Other initiatives could also help to pull central Pennsylvania into the digital age, including a first-of-its-kind Federal Communications Commission auction in July. The lowest bidders will receive $1.98 billion in government aid over 10 years to build out the digital infrastructure in rural areas of the country, including Huntingdon.
In the meantime, the Gillios are house hunting.
Fire companies and fish fries
Mr. Drenning, a union pipefitter in addition to a fire chief, says he has more pressing communication concerns than his heart rhythm. Huntingdon County is switching to digital emergency dispatch, but his fire company hasn’t been able to pay to upgrade radios to receive the new signal.
Of 16 fire companies in the county, all volunteer, only four received grant money for the switch, said Huntingdon County 911 Director Chris Stevens.
“It’s going to put a huge strain on them,” Mr. Stevens said. “Some of them are going to have to shut the doors.”
Robertsdale is among the fire companies with precarious finances, depending on regular fish fries, spaghetti dinners and raffles to keep the station lights on.
Bad news came a few months ago when the Federal Emergency Management Agency turned down the company’s application for a grant to cover the cost of upgrading to digital from low-band communications, a technology that cities such as Pittsburgh dropped several years ago.
Big parts of America don’t yet know the educational, economic and public safety improvements the internet offers, 23 years after the first glimpse of the world wide web, said Paul Goodman, interim telecommunications director at the Greenling Institute, an Oakland, Calif.-based policy research nonprofit.

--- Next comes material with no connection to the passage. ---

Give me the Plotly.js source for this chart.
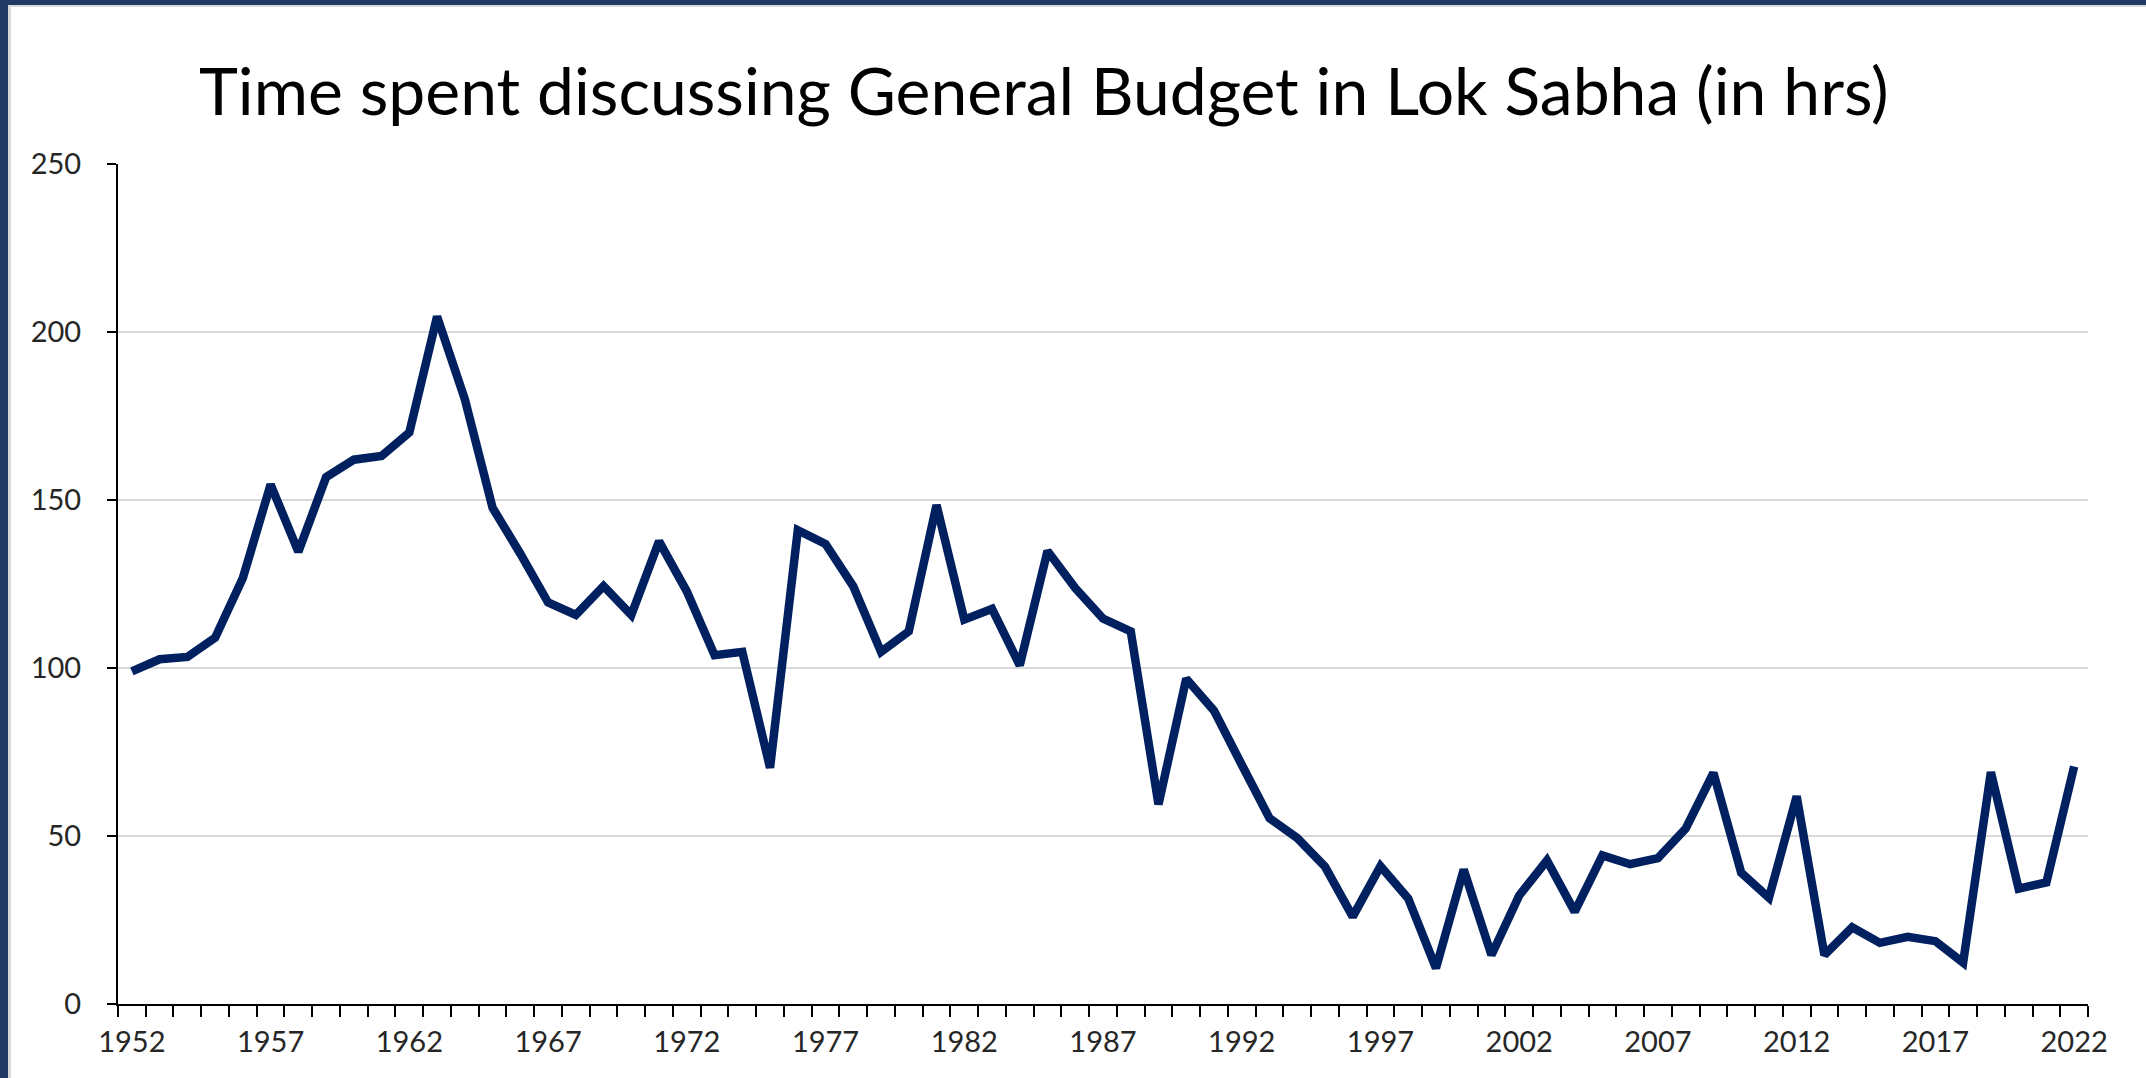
<!DOCTYPE html>
<html>
<head>
<meta charset="utf-8">
<script src="https://cdn.plot.ly/plotly-3.0.1.min.js"></script>
<style>
  html, body { margin: 0; padding: 0; background: #ffffff; overflow: hidden; }
  #chart { position: absolute; left: 0; top: 0; width: 2146px; height: 1078px; }
  .frame { position: absolute; pointer-events: none; }
</style>
</head>
<body>
<div id="chart"></div>
<div class="frame" style="left:0;top:0;width:2146px;height:5px;background:#203864;"></div>
<div class="frame" style="left:0;top:0;width:8px;height:1078px;background:#203864;"></div>
<div class="frame" style="left:8px;top:5px;width:2138px;height:2px;background:#d9d9d9;"></div>
<div class="frame" style="left:8px;top:5px;width:3px;height:1073px;background:#d9d9d9;"></div>
<script>
// Data
const years = [1952,1953,1954,1955,1956,1957,1958,1959,1960,1961,1962,1963,1964,1965,1966,1967,1968,1969,1970,1971,
               1972,1973,1974,1975,1976,1977,1978,1979,1980,1981,1982,1983,1984,1985,1986,1987,1988,1989,1990,1991,
               1992,1993,1994,1995,1996,1997,1998,1999,2000,2001,2002,2003,2004,2005,2006,2007,2008,2009,2010,2011,
               2012,2013,2014,2015,2016,2017,2018,2019,2020,2021,2022];
const hours = [99,102.6,103.3,109,126.8,154.6,134.6,156.8,162,163.1,170.1,204.6,180,147.7,134,119.5,115.8,124.4,115.8,137.7,
               122.8,103.8,104.8,70.3,141,136.9,124.3,104.8,110.9,148.5,114.4,117.6,100.8,134.8,123.8,114.7,110.9,59.4,96.8,87.3,
               71.2,55.3,49.4,40.9,26,41,31.4,10.7,40,14.6,32.3,42.7,27.5,44.2,41.6,43.4,52.2,68.8,39.1,31.6,
               61.8,14.6,22.8,18.2,20,18.7,12.3,69,34.3,36.2,70.7];
const tickYears = [1952,1957,1962,1967,1972,1977,1982,1987,1992,1997,2002,2007,2012,2017,2022];
const yTicks = [0,50,100,150,200,250];
const titleText = 'Time spent discussing General Budget in Lok Sabha (in hrs)';

const fontFam = 'Lato, "Open Sans", sans-serif';

const trace = {
  x: years,
  y: hours,
  type: 'scatter',
  mode: 'lines',
  line: { color: '#002060', width: 8.5 },
  hoverinfo: 'x+y'
};

const layout = {
  width: 2146,
  height: 1078,
  paper_bgcolor: '#ffffff',
  plot_bgcolor: '#ffffff',
  margin: { l: 118, r: 58, t: 164, b: 74, pad: 0 },
  showlegend: false,
  title: {
    text: titleText,
    font: { family: fontFam, size: 66, color: '#000000' },
    xref: 'paper', x: 0.470, xanchor: 'center',
    yref: 'container', y: 0.915, yanchor: 'middle'
  },
  xaxis: {
    range: [1951.5, 2022.5],
    tickmode: 'array',
    tickvals: tickYears,
    ticktext: tickYears.map(String),
    ticks: 'outside',
    ticklen: 11,
    tickcolor: 'rgba(0,0,0,0)',
    tickfont: { family: fontFam, size: 29, color: '#262626' },
    showgrid: false,
    zeroline: false,
    showline: true,
    linecolor: '#000000',
    linewidth: 2,
    minor: {
      tickmode: 'linear',
      tick0: 1951.5,
      dtick: 1,
      ticks: 'outside',
      ticklen: 11,
      tickwidth: 2,
      tickcolor: '#000000',
      showgrid: false
    },
    fixedrange: true
  },
  yaxis: {
    range: [0, 250],
    tickmode: 'array',
    tickvals: yTicks,
    ticktext: yTicks.map(String),
    ticks: 'outside',
    ticklen: 9,
    tickwidth: 2,
    tickcolor: '#000000',
    ticklabelstandoff: 20,
    tickfont: { family: fontFam, size: 29, color: '#262626' },
    showgrid: true,
    gridcolor: '#d9d9d9',
    gridwidth: 2,
    zeroline: false,
    showline: true,
    linecolor: '#000000',
    linewidth: 2,
    fixedrange: true
  }
};

Plotly.newPlot('chart', [trace], layout, { displayModeBar: false, staticPlot: true });
</script>
</body>
</html>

“We have enormous rural areas where no one is providing service or it’s very shoddy service,” Mr. Goodman said. “We’ve really lost sight of how creative the world could be, what people could be doing.”
Mr. Drenning remembers the time a fire chief from a neighboring company was unable to summon help with a low-band portable radio after falling through the roof of a burning house into the basement. Luckily, his injuries were not life-threatening.
Now, Robertsdale is scrambling to come up with $80,000 for new equipment, almost equal to the fire company’s annual budget of $90,000.
The iPads go blank
The sun was setting on a recent spring day in Robertsdale, a village in southwest Huntingdon County. About 35 people had turned out for a night of bingo, fried fish sandwiches and chicken tenders at the fire company’s social hall.
It was a good crowd, Mr. Drenning said. Inside a Robertsdale fire engine truck and ambulance are iPads loaded with the latest software, where details of an emergency call — with maps and pictures — light up the screen.
The technology is standard in larger cities, allowing first-responders to more quickly identify the origin and nature of an emergency than is possible with the dog-eared, typewritten pages of the past.
But Robertsdale’s spotty wireless — only 45 percent of the company’s 24-square-mile service area has a cell phone connection — means the iPads go blank almost as soon as the vehicles pull out of the station.
Maybe it would have been better not to have even known about such advancements, Mr. Drenning said.
“I almost wish we’d never have seen what we could’ve had,” he said.